Summer is here, and for those of us who live in developing countries that means that missionary season has arrived as well. For the next few months, a steady stream of eager, well-intentioned groups in matching T-shirts will offer a visual reminder that U.S. religion—especially evangelical Protestantism—does not stop at the border. Seeing these groups interact with the non-U.S. churches they have helped create also serves as a reminder that our definitions of what are effectively international religious movements can become a little small when viewed exclusively through a U.S. lens.

Take “evangelical,” a label that applies both to most summer missionaries and also to most local churches here in Guatemala. In the U.S., the battle over that term has become increasingly narrow in recent decades as social and political conservatives have essentially elbowed all other Protestants into categories like mainline or liberal. A few outliers like Jim Wallis continue to fight for inclusion under the banner of evangelical, but for the most part, the word has moved closer and closer to being a synonym for conservatism in general. In Latin America, the past century has seen the exact opposite trend occur among evangélicos. This term has become the preferred self-referent for virtually all non-Catholic Christians from Pentecostals to strict dispensationalists to social progressives. This is a diverse bunch, which has led some scholars to caution (correctly) that evangélico does not have the same meaning as evangelical does in the U.S. However, the two groups do share some important foundational beliefs such as an emphasis on the authority of the Bible, a belief that personal conversion is essential, and an imperative to share their faith.

Because of these similarities (and no doubt also because of a love of bigger membership numbers), both U.S. evangelicals and Latin American evangélicos like to consider themselves part of the same team.
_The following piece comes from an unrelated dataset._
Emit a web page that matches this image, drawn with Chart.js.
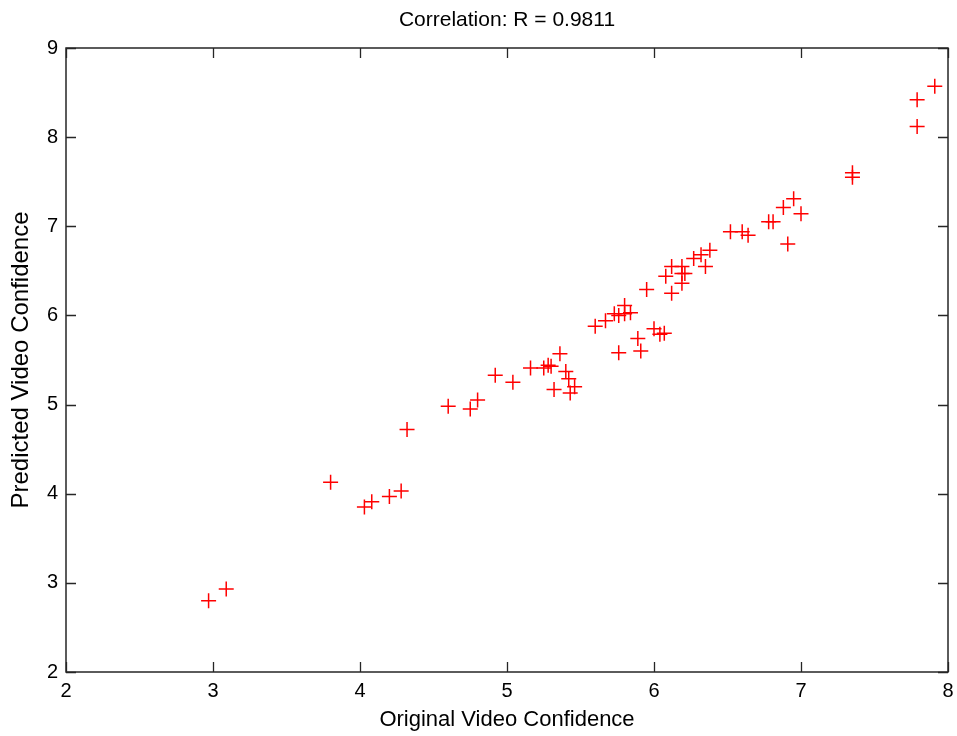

This weekend, however, I was reminded again just how odd that pairing can sometimes be.

At its Sunday service (attended by at a least one U.S. evangelical mission group), a local church passed out a flyer for a Father’s Day gathering titled “Papás Revolucionarios,” complete with an illustration straight out of Communist propaganda: a woodcut of a stylized worker waving a red, revolutionary flag. This church, which matches theologically with U.S. evangelicals in most ways, was completely comfortable drawing on leftist political imagery to promote its event, and its leaders knew exactly what they were doing. This was not just a convenient clip art graphic or an ironic Jesus-as-Che-Guevara T-shirt worn by an edgy youth pastor. I doubt this particular church has many Communist sympathies, but they could nonetheless imagine the radical social revolutions of their own country’s past as a model for their spirituality. Somehow, I don’t see the same metaphor flying in the average U.S. evangelical congregation. Even left-leaning U.S. evangelicals like Wallis have distanced themselves from such imagery in the current political climate.

At the same time, I have no doubt that this church could turn around next week and draw on imagery from a law-and-order, right-wing political group to make a different point. The reality in Latin America is not that evangélicos are the opposite of their counterparts to the north or even that they can somehow hold people with opposing beliefs together. The truth is that many individuals who identify themselves as evangélico can shift back and forth depending on their context. Their tent is not just bigger; it’s also portable.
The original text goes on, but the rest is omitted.